The performances Jarmusch pulls from his actors, particularly the Finnish actors, are very impressive and touching in one way or another. Although we may not get to know everything about each character, Jarmusch conveys the essence of each person’s personality with deft clarity in the brief amount of time they are on screen. The conversations mostly feel organic and are all interesting. The script certainly is not under stated, but it’s still highly entertaining and the film is gorgeously shot.

Night On Earth isn’t for everyone and does feel a bit longer than the 2 hours and change running time, but it’s worth a viewing because it was something different that used interesting actors and settings that films haven’t utilized in such a way before.

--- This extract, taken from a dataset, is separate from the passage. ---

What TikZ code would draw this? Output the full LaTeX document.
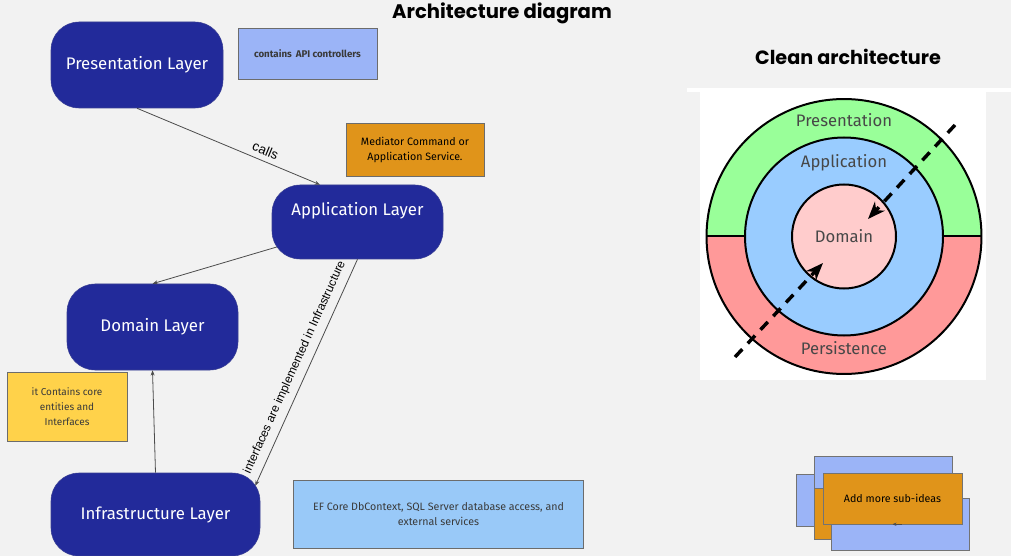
\documentclass[tikz,border=0pt]{standalone}
\usepackage{fontspec}
\setmainfont{Fira Sans}
\newfontfamily\titlefont{Poppins}
\newfontfamily\arialfont{Liberation Sans}
\usetikzlibrary{arrows.meta}
\definecolor{bg}{HTML}{F2F2F2}
\definecolor{layerblue}{HTML}{222A9A}
\definecolor{apiblue}{HTML}{9BB4F7}
\definecolor{medorange}{HTML}{E0941A}
\definecolor{coreyellow}{HTML}{FFD24A}
\definecolor{efblue}{HTML}{99C9F8}
\definecolor{notetext}{HTML}{3A3A3A}
\definecolor{ringgreen}{HTML}{99FF99}
\definecolor{ringred}{HTML}{FF9999}
\definecolor{ringblue}{HTML}{99CCFF}
\definecolor{ringpink}{HTML}{FFCCCC}
\tikzset{
  layer/.style={rectangle, rounded corners=21pt, fill=layerblue, draw=layerblue!75!gray,
                text=white, font=\fontsize{12.6}{15}\selectfont},
  note/.style={rectangle, draw=gray!85!black, thin, text=notetext, align=center,
               font=\fontsize{8}{11.25}\selectfont},
  link/.style={draw=black!70, line width=0.6pt, -{Stealth[length=4pt,width=3pt]}},
  tag/.style={midway, sloped, above, font=\arialfont, inner sep=2pt},
  title/.style={font=\titlefont\bfseries\fontsize{14.7}{17}\selectfont, text=black},
  ring/.style={draw=black, line width=1.5pt},
  ringtext/.style={text=black!72, font=\fontsize{12.5}{14}\selectfont},
  crossing/.style={line width=2.6pt, dash pattern=on 8pt off 6pt,
                   -{Stealth[length=13pt,width=10pt,inset=4pt]}},
  idea/.style={draw=gray!90!black, thin}
}
\begin{document}
\begin{tikzpicture}[x=0.75pt, y=-0.75pt, >=Latex]

        % --- Canvas
        \useasboundingbox[fill=bg] (0,0) rectangle (1011,556);
        \fill[white] (687,88) rectangle (1011,92);
        \fill[white] (700,88) rectangle (986,380);

        % --- Titles
        \node[title] (archtitle) at (502,13) {Architecture diagram};
        \node[title, font=\titlefont\bfseries\fontsize{14.4}{17}\selectfont] (cleantitle) at (848,57) {Clean architecture};

        % --- Layers
        \node[layer, minimum width=129pt, minimum height=64.5pt] (pres) at (137,65) {Presentation Layer};
        \node[layer, minimum width=128.25pt, minimum height=55.5pt] (app) at (357.5,222) {\raisebox{19.5pt}{Application Layer}};
        \node[layer, minimum width=128.25pt, minimum height=64.5pt] (dom) at (152.5,327) {Domain Layer};
        \node[layer, minimum width=156.75pt, minimum height=62.25pt] (infra) at (155.5,514.5) {Infrastructure Layer};

        % --- Notes
        \node[note, fill=apiblue, minimum width=104.25pt, minimum height=38.25pt,
              font=\bfseries\fontsize{7.3}{9}\selectfont] (api) at (307.5,53.5) {contains\, API controllers};
        \node[note, fill=medorange, text=black, minimum width=103.5pt, minimum height=39.75pt] (mediator) at (415,149.5)
              {Mediator Command or\\Application Service.};
        \node[note, fill=coreyellow, minimum width=90pt, minimum height=51.75pt,
              font=\fontsize{7.5}{11.25}\selectfont] (core) at (67,406.5) {it Contains core\\entities and\\Interfaces};
        \node[note, fill=efblue, minimum width=217.5pt, minimum height=51pt] (ef) at (438.5,514)
              {EF Core DbContext, SQL Server database access, and\\external services};

        % --- Connectors
        \draw[link] (pres.south) -- node[tag, pos=0.68, font=\arialfont\fontsize{10}{12}\selectfont, yshift=2pt] {calls} ([xshift=-28.1pt]app.north);
        \draw[link] ([xshift=3.75pt,yshift=-18.75pt]app.west) -- (dom.north);
        \draw[link] (infra.north) -- (dom.south);
        \draw[link] (app.south) -- node[tag, font=\arialfont\fontsize{9}{11}\selectfont, yshift=3pt]
              {interfaces are implemented in Infrastructure} ([xshift=-3.75pt,yshift=-9.75pt]infra.north east);

        % --- Clean architecture rings
        \coordinate (ringc) at (844,236.5);
        \fill[ringred] (ringc) circle (103.1pt);
        \begin{scope}
          \clip (690,80) rectangle (1000,236.5);
          \fill[ringgreen] (ringc) circle (103.1pt);
        \end{scope}
        \draw[ring] ([xshift=-103.1pt]ringc) -- ([xshift=103.1pt]ringc);
        \draw[ring] (ringc) circle (103.1pt);
        \filldraw[ring, fill=ringblue] (ringc) circle (74.25pt);
        \filldraw[ring, fill=ringpink] (ringc) circle (39pt);

        \node[ringtext] (presring) at (844,120) {Presentation};
        \node[ringtext] (appring) at (844,163) {Application};
        \node[ringtext] (domring) at (844,236) {Domain};
        \node[ringtext] (persring) at (844,348) {Persistence};

        % --- Dependency direction
        \coordinate (toptail) at (955,125);
        \coordinate (toptip) at (868,219);
        \coordinate (bottail) at (735,357);
        \coordinate (bottip) at (823,263);
        \draw[crossing] (toptail) -- (toptip);
        \draw[crossing] (bottail) -- (bottip);

        % --- Sub-ideas stack
        \filldraw[idea, fill=apiblue] (796,474) rectangle (934,526);
        \filldraw[idea, fill=apiblue] (814,456) rectangle (952,508);
        \filldraw[idea, fill=medorange] (814,488) rectangle (952,539);
        \filldraw[idea, fill=apiblue] (831,498) rectangle (969,550);
        \node[idea, fill=medorange, minimum width=104.25pt, minimum height=38.25pt,
              font=\fontsize{8}{10}\selectfont] (subideas) at (892.5,498.5) {Add more sub-ideas};
        \draw[black!70, line width=0.5pt, -{Stealth[length=3pt,width=2.5pt]}] ([xshift=7pt]subideas.south) -- (subideas.south);

\end{tikzpicture}
\end{document}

Jarmusch’s trademarks are all here, from the musical supervision of Tom Waits to the simple, stationary camera shots and the after-midnight time settings of most of the stories and unlike many of his more esoteric films, Night on Earth is are far more accessible and touching. Night On Earth is a minor Independent classic and a must see for the rare lover of taxi-centric sub-genre films!